The information included under Item 7.01 in this Current Report on Form 8-K, including Exhibit 99.1, shall not be deemed “filed” for purposes of Section 18 of the Securities Exchange Act of 1934, as amended (the “Exchange Act”), or otherwise subject to the liabilities of that Section, nor shall it be deemed to be incorporated by reference into any filing of the Company under the Securities Act of 1933, as amended, or the Exchange Act, except as expressly set forth by specific reference in such filing.

 

Item 8.01 Other Events.

 

Court Sanction Hearing Timing and Attendance

 

The hearing at which the Court will be asked to sanction the Scheme of Arrangement (the “Court Sanction Hearing”) has been scheduled for October 6, 2025 and will be held at The Royal Courts of Justice, The Rolls Building, 7 Rolls Buildings, London EC4A 1NL, United Kingdom.

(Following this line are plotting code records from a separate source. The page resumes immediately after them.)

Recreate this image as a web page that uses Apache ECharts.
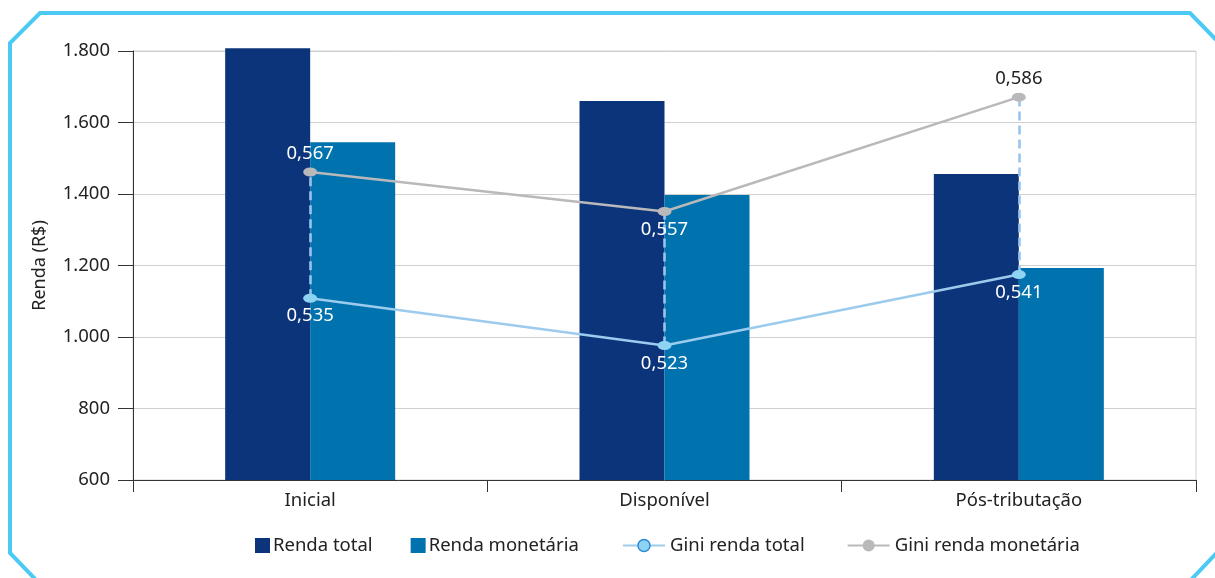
<!DOCTYPE html>
<html>
<head>
<meta charset="utf-8">
<script src="https://cdn.jsdelivr.net/npm/echarts@6/dist/echarts.min.js"></script>
<style>
html,body{margin:0;padding:0;background:#fff;}
#chart{width:1215px;height:578px;}
</style>
</head>
<body>
<div id="chart"></div>
<script>
var categories = ['Inicial', 'Disponível', 'Pós-tributação'];
var rendaTotal = [1808, 1660, 1456];
var rendaMonetaria = [1545, 1397, 1193];
var giniTotal = [0.535, 0.523, 0.541];
var giniMonetaria = [0.567, 0.557, 0.586];
var giniMonLabelPos = ['top', 'bottom', 'top'];
var giniMonLabelColor = ['#ffffff', '#ffffff', '#222222'];
var yTicks = ['600', '800', '1.000', '1.200', '1.400', '1.600', '1.800'];

var FONT = 'Noto Sans';
var FS = 18.5;
var chart = echarts.init(document.getElementById('chart'));

function fmtGini(v) { return v.toFixed(3).replace('.', ','); }
function fmtThousand(v) { return String(v).replace(/\B(?=(\d{3})+(?!\d))/g, '.'); }

// main plot: top 51, bottom 480 (429 px for 600..1800)
// bar grid: same scale but a little taller at the top so the tallest bar is not clipped
var GRID_TOP = 51, GRID_BOTTOM = 98, EXTRA = 12;
var barAxisMax = 600 + 1200 * (429 + EXTRA) / 429;

var option = {
  animation: false,
  textStyle: { fontFamily: FONT },
  grid: [
    { left: 133, right: 19, top: GRID_TOP, bottom: GRID_BOTTOM, show: true, borderColor: '#d0d0d0', borderWidth: 1 },
    { left: 133, right: 19, top: GRID_TOP - EXTRA, bottom: GRID_BOTTOM, show: false }
  ],
  legend: [
    {
      left: 255, top: 536, padding: 0, itemWidth: 15, itemHeight: 15, itemGap: 38, icon: 'rect',
      textStyle: { fontSize: FS, color: '#222', fontFamily: FONT, padding: [0, 0, 0, -2] },
      data: ['Renda total', 'Renda monetária']
    },
    {
      left: 622, top: 536, padding: 0, itemWidth: 42, itemHeight: 15, itemGap: 42,
      textStyle: { fontSize: FS, color: '#222', fontFamily: FONT },
      data: [
        { name: 'Gini renda total', itemStyle: { borderColor: '#2d8bd6', borderWidth: 1.5 } },
        { name: 'Gini renda monetária' }
      ]
    }
  ],
  xAxis: [
    {
      type: 'category', gridIndex: 0,
      data: categories,
      boundaryGap: true,
      axisLine: { lineStyle: { color: '#333', width: 1 } },
      axisTick: { show: true, length: 12, alignWithLabel: false, lineStyle: { color: '#333' } },
      axisLabel: { fontSize: FS, color: '#222', margin: 11, fontFamily: FONT },
      z: 3
    },
    {
      type: 'category', gridIndex: 1, data: categories, boundaryGap: true, show: false
    }
  ],
  yAxis: [
    {
      type: 'value', gridIndex: 0, min: 600, max: 1800, interval: 200,
      name: 'Renda (R$)', nameLocation: 'middle', nameGap: 84, nameRotate: 90,
      nameTextStyle: { fontSize: 18, color: '#222', fontFamily: FONT },
      axisLine: { show: true, lineStyle: { color: '#333', width: 1 } },
      axisTick: { show: true, length: 15, lineStyle: { color: '#333' } },
      axisLabel: {
        fontSize: FS, color: '#222', margin: 23, fontFamily: FONT,
        formatter: function (v) { var i = Math.round((v - 600) / 200); return yTicks[i] !== undefined ? yTicks[i] : fmtThousand(v); }
      },
      splitLine: { show: true, lineStyle: { color: '#d0d0d0', width: 1 } }
    },
    {
      type: 'value', gridIndex: 0, min: 0.4889, max: 0.5977, show: false,
      splitLine: { show: false }
    },
    {
      type: 'value', gridIndex: 1, min: 600, max: barAxisMax, show: false,
      splitLine: { show: false }
    }
  ],
  series: [
    {
      name: 'Renda total', type: 'bar', xAxisIndex: 1, yAxisIndex: 2, data: rendaTotal, barWidth: 85, barGap: '0%',
      itemStyle: { color: '#0b347a' }, z: 2
    },
    {
      name: 'Renda monetária', type: 'bar', xAxisIndex: 1, yAxisIndex: 2, data: rendaMonetaria, barWidth: 85,
      itemStyle: { color: '#0072ae' }, z: 2
    },
    {
      name: 'connectors', type: 'line', xAxisIndex: 0, yAxisIndex: 1, data: [], z: 3, silent: true,
      markLine: {
        silent: true, symbol: ['none', 'none'], animation: false,
        label: { show: false },
        lineStyle: { type: [9, 5], color: '#98c5ef', width: 2.6 },
        emphasis: { disabled: true },
        data: categories.map(function (c, i) {
          return [{ coord: [c, giniTotal[i]] }, { coord: [c, giniMonetaria[i]] }];
        })
      }
    },
    {
      name: 'Gini renda total', type: 'line', xAxisIndex: 0, yAxisIndex: 1, data: giniTotal, z: 5,
      symbol: 'circle', symbolSize: [14, 9],
      lineStyle: { color: '#9dcbee', width: 2.5 },
      itemStyle: { color: '#8fd3f3', borderColor: '#8fd3f3', borderWidth: 0 },
      label: {
        show: true, position: 'bottom', distance: 4, color: '#ffffff', fontSize: FS, fontFamily: FONT,
        formatter: function (p) { return fmtGini(p.value); }
      }
    },
    {
      name: 'Gini renda monetária', type: 'line', xAxisIndex: 0, yAxisIndex: 1, z: 6,
      data: giniMonetaria.map(function (v, i) {
        return { value: v, label: { position: giniMonLabelPos[i], color: giniMonLabelColor[i] } };
      }),
      symbol: 'circle', symbolSize: [14, 9],
      lineStyle: { color: '#b9b9bc', width: 2.5 },
      itemStyle: { color: '#b9b9bc' },
      label: {
        show: true, distance: 4, fontSize: FS, fontFamily: FONT,
        formatter: function (p) { return fmtGini(p.value); }
      }
    }
  ],
  graphic: [
    {
      type: 'polyline', silent: true, z: 100,
      shape: { points: [[38, 582], [10, 553], [10, 43], [40, 13], [1190, 13], [1225, 49]] },
      style: { stroke: '#4ccaf4', lineWidth: 4, fill: null }
    },
    {
      type: 'polyline', silent: true, z: 100,
      shape: { points: [[1225, 544], [1189, 582]] },
      style: { stroke: '#4ccaf4', lineWidth: 4, fill: null }
    }
  ]
};
chart.setOption(option);
</script>
</body>
</html>
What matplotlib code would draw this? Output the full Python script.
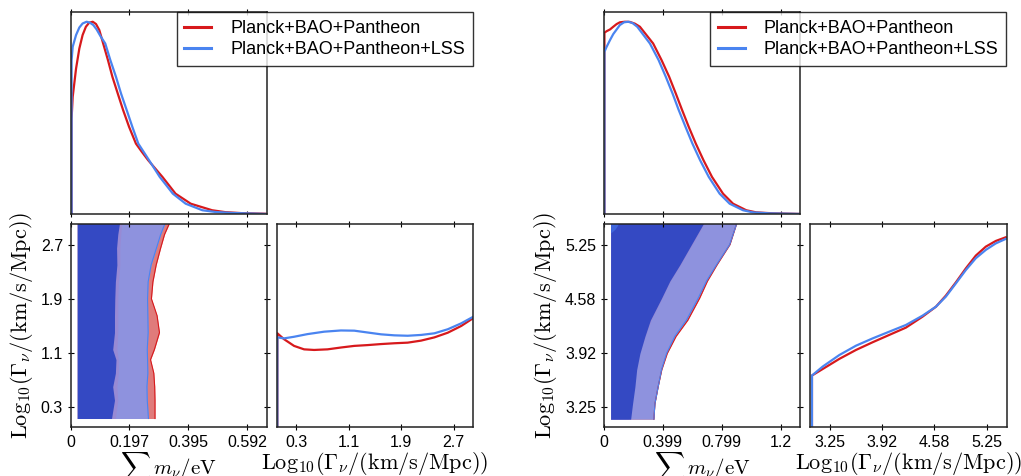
import matplotlib
matplotlib.use("Agg")
import matplotlib.pyplot as plt
from matplotlib.lines import Line2D

plt.rcParams['mathtext.fontset'] = 'cm'
plt.rcParams['font.family'] = ['Liberation Sans', 'DejaVu Sans']

labels = ['Planck+BAO+Pantheon', 'Planck+BAO+Pantheon+LSS']
red_line = '#d7191c'
blue_line = '#4a84f0'
red_fill = '#e07b7b'
blue_fill2 = '#8e92de'
blue_fill1 = '#3449c3'
tint_fill = '#9a88d2'

# ---- left triangle: sum m_nu marginal ----
mnu_red_x_a = [0.003, 0.003, 0.0067, 0.018, 0.029, 0.040, 0.051, 0.062, 0.074, 0.085,
               0.096, 0.109, 0.125, 0.140, 0.158, 0.176, 0.196, 0.219, 0.239, 0.26,
               0.308, 0.352, 0.403, 0.475, 0.52, 0.575, 0.653]
mnu_red_a = [0, 0.497, 0.61, 0.757, 0.861, 0.931, 0.974, 0.995, 1.0, 0.988,
             0.957, 0.887, 0.801, 0.714, 0.627, 0.541, 0.454, 0.367, 0.324, 0.281,
             0.194, 0.107, 0.055, 0.021, 0.011, 0.006, 0.003]
mnu_blue_x_a = [0.003, 0.003, 0.0067, 0.018, 0.029, 0.040, 0.0535, 0.0647, 0.0758, 0.087,
                0.10, 0.116, 0.133, 0.152, 0.169, 0.188, 0.207, 0.227, 0.263, 0.299,
                0.343, 0.386, 0.442, 0.486, 0.542, 0.653]
mnu_blue_a = [0, 0.80, 0.87, 0.931, 0.97, 0.991, 1.0, 0.995, 0.983, 0.96,
              0.925, 0.887, 0.801, 0.714, 0.627, 0.541, 0.454, 0.367, 0.281, 0.194,
              0.107, 0.055, 0.021, 0.012, 0.007, 0.002]

# left triangle: log10 Gamma marginal (fraction of panel height)
gam_red_x_a = [0.01, 0.01, 0.112, 0.265, 0.418, 0.571, 0.776, 0.98, 1.184, 1.388, 1.592,
               1.796, 2.0, 2.204, 2.408, 2.612, 2.816, 3.02]
gam_red_a = [0, 0.463, 0.434, 0.401, 0.384, 0.381, 0.384, 0.393, 0.401, 0.405, 0.41,
             0.414, 0.417, 0.427, 0.443, 0.466, 0.499, 0.542]
gam_blue_x_a = [0.01, 0.01, 0.112, 0.265, 0.469, 0.724, 0.98, 1.184, 1.388, 1.592,
                1.796, 2.0, 2.204, 2.408, 2.612, 2.816, 3.02]
gam_blue_a = [0, 0.443, 0.438, 0.446, 0.459, 0.471, 0.477, 0.476, 0.467, 0.458,
              0.453, 0.451, 0.455, 0.463, 0.483, 0.512, 0.548]

# left triangle: 2D contour right boundaries (sum m_nu) along log10 Gamma
cont_gam_a = [0.13, 0.4, 0.6, 0.8, 1.0, 1.15, 1.4, 1.65, 1.9, 2.15, 2.4, 2.65, 2.85, 3.05]
cont_left_a = 0.022
blue1_a = [0.137, 0.147, 0.141, 0.15, 0.152, 0.141, 0.147, 0.147, 0.148, 0.150, 0.155,
           0.154, 0.158, 0.165]
blue2_a = [0.261, 0.257, 0.256, 0.259, 0.258, 0.257, 0.26, 0.259, 0.258, 0.26, 0.27,
           0.288, 0.302, 0.32]
red1_a = [0.15, 0.158, 0.155, 0.16, 0.16, 0.155, 0.158, 0.158, 0.158, 0.16, 0.165,
          0.165, 0.168, 0.172]
red2_a = [0.283, 0.283, 0.282, 0.279, 0.268, 0.281, 0.298, 0.29, 0.271, 0.276, 0.287,
          0.302, 0.315, 0.335]

# ---- right triangle ----
mnu_red_x_b = [0.003, 0.003, 0.018, 0.041, 0.063, 0.086, 0.108, 0.142, 0.176, 0.21,
               0.244, 0.334, 0.391, 0.443, 0.488, 0.531, 0.576, 0.624, 0.676, 0.734,
               0.809, 0.877, 0.967, 1.035, 1.148, 1.329]
mnu_red_b = [0, 0.943, 0.951, 0.96, 0.974, 0.988, 0.997, 1.0, 0.999, 0.99,
             0.974, 0.887, 0.801, 0.714, 0.627, 0.541, 0.454, 0.367, 0.281, 0.194,
             0.107, 0.055, 0.021, 0.010, 0.005, 0.002]
mnu_blue_x_b = [0.003, 0.003, 0.018, 0.041, 0.063, 0.086, 0.108, 0.136, 0.165, 0.194,
                0.226, 0.312, 0.371, 0.42, 0.466, 0.508, 0.554, 0.601, 0.653, 0.712,
                0.786, 0.854, 0.945, 1.012, 1.125, 1.329]
mnu_blue_b = [0, 0.844, 0.87, 0.905, 0.936, 0.96, 0.983, 0.997, 1.0, 0.993,
              0.974, 0.887, 0.801, 0.714, 0.627, 0.541, 0.454, 0.367, 0.281, 0.194,
              0.107, 0.055, 0.021, 0.010, 0.005, 0.002]

gam_x_b = [3.025, 3.025, 3.161, 3.373, 3.585, 3.797, 4.008, 4.22, 4.432, 4.602, 4.729,
           4.856, 4.983, 5.11, 5.237, 5.364, 5.49]
gam_red_b = [0, 0.255, 0.287, 0.337, 0.381, 0.419, 0.455, 0.491, 0.545, 0.594, 0.649,
             0.714, 0.783, 0.846, 0.89, 0.918, 0.936]
gam_blue_b = [0, 0.255, 0.299, 0.356, 0.402, 0.438, 0.471, 0.504, 0.55, 0.594, 0.644,
              0.709, 0.775, 0.833, 0.874, 0.906, 0.928]

cont_gam_b = [3.10, 3.29, 3.50, 3.71, 3.91, 4.12, 4.32, 4.59, 4.80, 5.00, 5.25, 5.50, 5.55]
cont_left_b = 0.045
blue1_b = [0.181, 0.194, 0.21, 0.222, 0.244, 0.278, 0.315, 0.391, 0.447, 0.515, 0.594,
           0.673, 0.69]
blue2_b = [0.339, 0.346, 0.368, 0.391, 0.425, 0.481, 0.56, 0.64, 0.696, 0.764, 0.854,
           0.90, 0.91]
red1_b = [0.165, 0.18, 0.2, 0.215, 0.24, 0.28, 0.32, 0.395, 0.45, 0.52, 0.6, 0.678, 0.695]
red2_b = [0.339, 0.346, 0.368, 0.393, 0.43, 0.49, 0.57, 0.65, 0.703, 0.768, 0.856,
          0.90, 0.91]
# small island at the top-left corner of the right 2D panel
blob_gam_b = [5.40, 5.44, 5.48, 5.52, 5.55]
blob_right_b = [0.05, 0.075, 0.09, 0.10, 0.105]

mnu_ticks_a = [0, 0.197, 0.395, 0.592]
mnu_ticklabels_a = ['0', '0.197', '0.395', '0.592']
gam_ticks_a = [0.3, 1.1, 1.9, 2.7]
mnu_ticks_b = [0, 0.399, 0.799, 1.2]
mnu_ticklabels_b = ['0', '0.399', '0.799', '1.2']
gam_ticks_b = [3.25, 3.92, 4.58, 5.25]

xlabel_m = r'$\sum\, m_\nu/\mathrm{eV}$'
label_g = r'$\mathrm{Log}_{10}(\Gamma_\nu/(\mathrm{km/s/Mpc}))$'

W, H = 1021, 476
fig = plt.figure(figsize=(W / 100, H / 100), dpi=100)


def px_axes(x0, y0, x1, y1):
    return fig.add_axes([x0 / W, 1 - y1 / H, (x1 - x0) / W, (y1 - y0) / H])


def style(ax):
    for s in ax.spines.values():
        s.set_linewidth(1.1)
        s.set_color('#222222')
    ax.tick_params(direction='inout', length=5, width=0.8, top=True, right=True,
                   labelsize=11.5, pad=3)


def panel(x0, top_red, top_blue, g_red, g_blue, cg, cl, b1, b2, r1, r2,
          mlim, glim, mt, mtl, gt, blob=None):
    ax_top = px_axes(x0, 12.3, x0 + 196, 214.3)
    ax_2d = px_axes(x0, 224.3, x0 + 196, 427.3)
    ax_g = px_axes(x0 + 206, 224.3, x0 + 402.5, 427.3)

    # 1D sum m_nu
    ax_top.plot(*top_red, color=red_line, lw=1.6)
    ax_top.plot(*top_blue, color=blue_line, lw=1.6)
    ax_top.set_xlim(*mlim)
    ax_top.set_ylim(0, 1.049)
    style(ax_top)
    ax_top.set_xticks(mt)
    ax_top.set_xticklabels([])
    ax_top.set_yticks([])

    # 2D contours
    ax_2d.fill_betweenx(cg, cl, r2, color=red_fill, lw=0)
    ax_2d.plot(r2, cg, color=red_line, lw=0.8)
    ax_2d.fill_betweenx(cg, cl, b2, color=blue_fill2, lw=0)
    ax_2d.plot(b2, cg, color=blue_line, lw=0.8)
    ax_2d.fill_betweenx(cg, cl, r1, color=tint_fill, lw=0, alpha=0.8)
    ax_2d.fill_betweenx(cg, cl, b1, color=blue_fill1, lw=0)
    if blob is not None:
        ax_2d.fill_betweenx(blob[0], cl, blob[1], color='#3f66dc', lw=0)
    ax_2d.set_xlim(*mlim)
    ax_2d.set_ylim(*glim)
    style(ax_2d)
    ax_2d.set_xticks(mt)
    ax_2d.set_xticklabels(mtl)
    ax_2d.set_yticks(gt)
    ax_2d.set_yticklabels([str(t) for t in gt])
    ax_2d.set_xlabel(xlabel_m, fontsize=15, labelpad=0)
    ax_2d.set_ylabel(label_g, fontsize=16, labelpad=4)

    # 1D gamma
    ax_g.plot(*g_red, color=red_line, lw=1.6)
    ax_g.plot(*g_blue, color=blue_line, lw=1.6)
    ax_g.set_xlim(*glim)
    ax_g.set_ylim(0, 1.0)
    style(ax_g)
    ax_g.set_xticks(gt)
    ax_g.set_xticklabels([str(t) for t in gt])
    ax_g.set_yticks([])
    ax_g.set_xlabel(label_g, fontsize=16, labelpad=0)

    handles = [Line2D([], [], color=red_line, lw=2.2), Line2D([], [], color=blue_line, lw=2.2)]
    leg = fig.legend(handles, labels, loc='upper right',
                     bbox_to_anchor=((x0 + 402) / W, 1 - 12.3 / H),
                     bbox_transform=fig.transFigure, borderaxespad=0,
                     fontsize=13, fancybox=False, edgecolor='black',
                     handlelength=1.5, handletextpad=1.05, labelspacing=0.25,
                     borderpad=0.42)
    leg.get_frame().set_linewidth(1.0)


panel(70.7, (mnu_red_x_a, mnu_red_a), (mnu_blue_x_a, mnu_blue_a),
      (gam_red_x_a, gam_red_a), (gam_blue_x_a, gam_blue_a),
      cont_gam_a, cont_left_a, blue1_a, blue2_a, red1_a, red2_a,
      (0, 0.658), (0, 3.0), mnu_ticks_a, mnu_ticklabels_a, gam_ticks_a)
panel(604, (mnu_red_x_b, mnu_red_b), (mnu_blue_x_b, mnu_blue_b),
      (gam_x_b, gam_red_b), (gam_x_b, gam_blue_b),
      cont_gam_b, cont_left_b, blue1_b, blue2_b, red1_b, red2_b,
      (0, 1.332), (3.0, 5.5), mnu_ticks_b, mnu_ticklabels_b, gam_ticks_b,
      blob=(blob_gam_b, blob_right_b))

fig.savefig('out.png', dpi=100)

Details of the Court Sanction Hearing will be available on the Court service website on the day before the Court Sanction Hearing. Holders of ordinary shares in the Company are entitled to attend the Court Sanction Hearing, should they wish to do so, in person or through counsel.

 

Item 9.01 Financial Statements and Exhibits.

 

(d) Exhibits.

 

Exhibit Number   Description of Exhibit
   
99.1   Press Release, dated September 24, 2025
   
104   Cover Page Interactive Data File (embedded within the Inline XBRL document).

 

 

 

  

SIGNATURE

 

Pursuant to the requirements of the Securities Exchange Act of 1934, the registrant has duly caused this report to be signed on its behalf by the undersigned hereunto duly authorized.

 

  VERONA PHARMA PLC
     
Date: September 24, 2025 By: /s/ David Zaccardelli, Pharm. D.
  Name: David Zaccardelli, Pharm. D.